Centurio Nixalsverdrus
05-22-2007, 23:02
Yes it's true that almost all European woods nowadays are wood plantations. But...

Even if the trees in the game should be several thousand years old, it's not very likely that ALL trees are so old, and it's also not very likely that they grow all their lifetime. I don't think all sorts of trees can reach a Giant Redwood size in normal circumstances.

The RTW / EB fir trees are about 150 - 200 meters (500 - 650ft) high with a trunk diameter of about 5m (~17ft). That's more than highly unlikely.~;)

And it's true that the natural vegetation of Europe is wood. But it's not only coniferous forest. It's a mixed woodland of both conifer and deciduous trees. Remember the preferred tree of the old Germans was the oak tree.

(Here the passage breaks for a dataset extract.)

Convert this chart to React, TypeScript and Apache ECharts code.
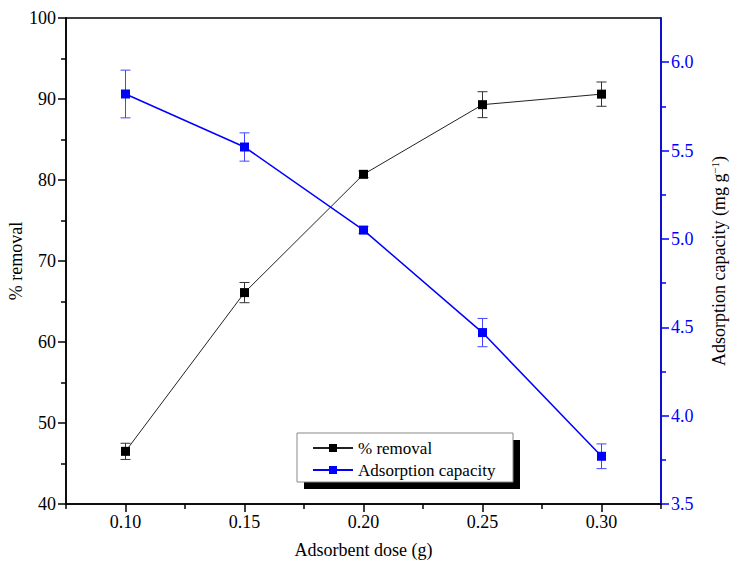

We have very few really old oaks left in Germany (ca. 1500 or more years old), and they are definetly normal sized.~D

Would it be possible to remake the northern forests? Just shrink the fir trees to a reasonable size (I would be happy with about 70% of their momentary size), or better, create mixed woodland?

Pharnakes
05-22-2007, 23:07
Trees grow all their life actualy, when they stop growing they die, if you prevent them growing them they die, they have to grow.

Centurio Nixalsverdrus
05-23-2007, 00:40
Trees grow all their life actualy, when they stop growing they die, if you prevent them growing them they die, they have to grow.
But not that big. There are Hurricanes, Blizzards, and nasty insects buggering the trees, and even unannoyed, most of them would never reach a size of 150m. Period.

Watchman
05-23-2007, 00:54
Hurricanes aren't terribly common in Europe AFAIK.

Sakkura
05-23-2007, 11:19
Hurricanes aren't terribly common in Europe AFAIK.
Last time we had one here in Denmark was 1999. And I have to repeat myself, in an old growth forest there will be a mix of all ages of trees and usually also many different species.

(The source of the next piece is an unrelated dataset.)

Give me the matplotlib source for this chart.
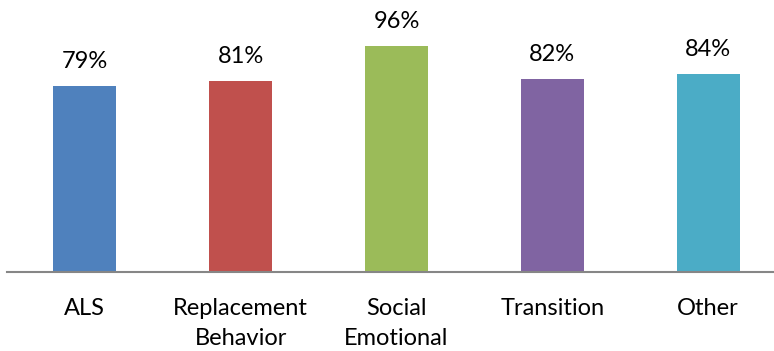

Even if trees with 5m diameter did exist in Europe (but were probably somewhat rare) they would never have been the only tree size - the regular pattern of huge trees RTW shows is ahistorical.

Foot
05-23-2007, 11:28
Well hey, instead of all this discussion why don't some of you crack open a modelling program and make us some new trees. We would be very grateful.

Foot

Pharnakes
05-23-2007, 11:36
Hehe, I was wondering how long it would be before some disgusted eb member came along and said that.:laugh4:

Ahh well for the record I have no graphical design abilities whatsoever.

Watchman
05-23-2007, 11:41
Last time we had one here in Denmark was 1999.Denmark's on the Atlantic coast. The German interior for example isn't.

Foot
05-23-2007, 11:42
Oh, we like to let things stew for awhile before we come recruiting for new souls.

But seriously, we are not happy about the trees either, and would love to have some differentiated sizes, but we really don't have the team members for that - we had to use Caius's (brilliant) palm trees as we couldn't do it ourselves. If anyone out there can be bothered to put something together for us, we would probably carve your name on a tree, with a heart around it. Probably.

Foot

Pharnakes
05-23-2007, 11:44
Did you try asking the napoleonic team? They will know how to do it at least.

Foot
05-23-2007, 11:50
Its not something we can add at the moment, vegetation stuff is very difficult for us to implement, and we won't make any changes to that area until 1.0. But if someone made it for us we would probably make an exception - probably.

Foot

Teutobod II
05-23-2007, 11:59
The RTW / EB fir trees are about 150 - 200 meters (500 - 650ft) high with a trunk diameter of about 5m (~17ft). That's more than highly unlikely.~;)

And it's true that the natural vegetation of Europe is wood. But it's not only coniferous forest. It's a mixed woodland of both conifer and deciduous trees. Remember the preferred tree of the old Germans was the oak tree. We have very few really old oaks left in Germany (ca. 1500 or more years old), and they are definetly normal sized.~D

Would it be possible to remake the northern forests? Just shrink the fir trees to a reasonable size (I would be happy with about 70% of their momentary size), or better, create mixed woodland?


I think firs in Europe can have a max hight of about 60 m

and linden (lime ??) trees can get pretty old too - there are still a few 1000 year trees in Germany - larger old specimens have a trunk diameter of over 10 m!!

Pharnakes
05-23-2007, 12:17
Yes, lime tree is the right word.

Centurio Nixalsverdrus
05-23-2007, 17:46
Well hey, instead of all this discussion why don't some of you crack open a modelling program and make us some new trees. We would be very grateful.

Foot
I'm *quite* familiar with Gmax, but I use it for Flight Simulator. So I would be willing to help you if my part of the work would end with just making the model file. I have no idea what format you need for trees in EB, or how to implement them.

Pharnakes
05-23-2007, 23:18
Agian, ask caius or the napoleonic team.

Bonny
05-24-2007, 08:30
I have no idea what format you need for trees in EB, or how to implement them.

afaik in .cas files and in .item files (you need 3dsmax and vercis script to open those files)



Agian, ask caius or the napoleonic team.

Teleklos knows alot about this stuff, too ;)

The one who did this for the Napoleonic team, Duke John has recently quit RTW modding. In the Scriptorium you can find his Tutorial about modding vegetation in RTW.